The National Register of Historic Places lists more than 95,000 sites that are important to the story of the United States. Register entries often ignore the topic of slavery or mention it only in passing, an Associated Press review found.
Many famous historic sites such as George Washington’s Mount Vernon estate and Thomas Jefferson’s Monticello home avoid the details of their slave ownership.
Lesser-known plantation homes in the rural South such as The Whitney, which documents slavery at a pre-Civil War plantation near New Orleans, its entry in the National Register, completed in 1992 before the current owner purchased it, doesn’t mention the slaves who were housed there.
The same can said for Magnolia Grove, a state-owned antebellum plantation home dating to 1835 in Greensboro, Alabama, has a slave cabin that tourists can visit, plus displays about enslaved people, yet its 1972 entry on the National Register doesn’t mention slaves.
The state-operated Kingsley Plantation near Jacksonville, Florida, was home to slaves, yet its National Register entry doesn’t say who they were or how they were forced to work.
Visitors to Mount Vernon or Monticello in Virginia can now hear stories and see exhibits about slave life, but those features were added long after the landmarks became some of the first sites listed in the National Register.
Congress established the National Register of Historic Places under a 1966 historic preservation act aimed at coordinating preservation work and highlighting the nation’s most historic sites.

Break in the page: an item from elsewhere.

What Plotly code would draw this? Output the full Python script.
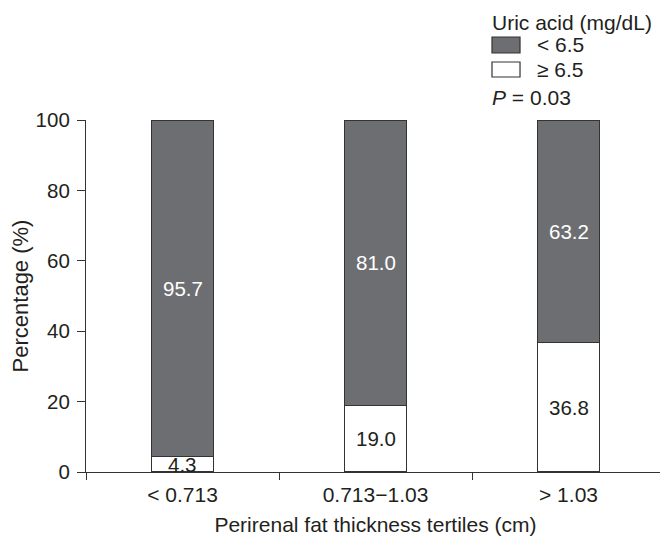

Along with bragging rights, a listing on the National Register can help property owners financially. More than $160 billion has been invested in preserving 44,000 historic places nationwide under a tax credit program approved in 1976, according to the National Park Service, which oversees the program.
Property owners, local groups and government agencies nominate sites for inclusion on the National Register, noting architectural features, historic significance and other information. State preservation offices review the nominations and submit them to the Park Service for a final decision.
Those nomination forms, available on government websites, make up the bulk of information that’s publicly available about places listed on the register, the Park Service said. And they often ignore the enslaved people who provided the labor on antebellum plantations.
With hundreds of old plantations listed on the National Register and many preservationists focused on saving endangered sites rather than updating information about existing ones, rounding out the history of antebellum farms could take years.